“HABITARE” OR A HOME WITHOUT A HOUSE “Habitare”, to inhabit, from the Latin for “to occupy a place”, to live in it. Architecture is capable of summoning a house simply by outlining spaces, shaping their limits with countless resources and nuances. The architecture, the result of how houses are formed, depends on these limits and their formal and material complexity. And yet, a house isn’t by default necessarily a home.
A home is a dwelling with the addition of the formal humanization that results from living in it, from adding in the objects and furniture possessed by the people who live in it, their belongings, their souls. It is the inhabitants, connected anthropologically to the hearth and the family living their lives around it, who are responsible for creating a home. The furniture comprises the objects that faithfully and silently accompany the life of an individual, a family, multiple generations. People pass on and the furniture remains: as a memory, as a witness, to evoke those who are no longer with us, sometimes to reveal their secrets.

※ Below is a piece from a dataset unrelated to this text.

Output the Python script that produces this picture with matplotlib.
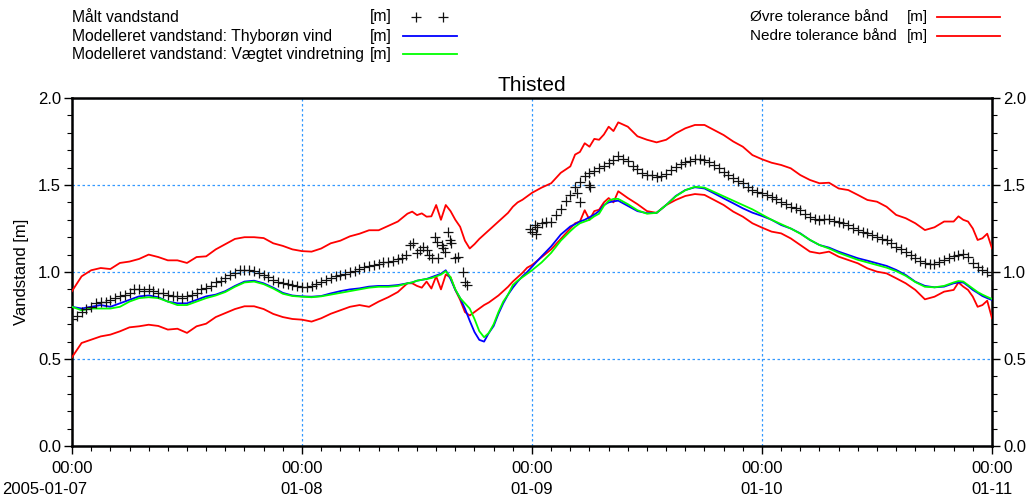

Urban forms and architecture, like people, also pass on, change, transform, or even disappear. On a plot where various homes once shared a building, a vacant lot appears. Now, there is no longer a house here, just a structure that, arduously, like under a yoke, holds up the neighboring house, which can’t stand on its own.
A structure that acts as a crutch, that isn’t a house but reminds us, formally, with its metallic lines, that there might once have been a soul there, there was life there. Furnishing urban voids, rekindling the souls of former homes, without the limits or physical supports of a house and without its inhabitants. “Habitare” or a home without a house.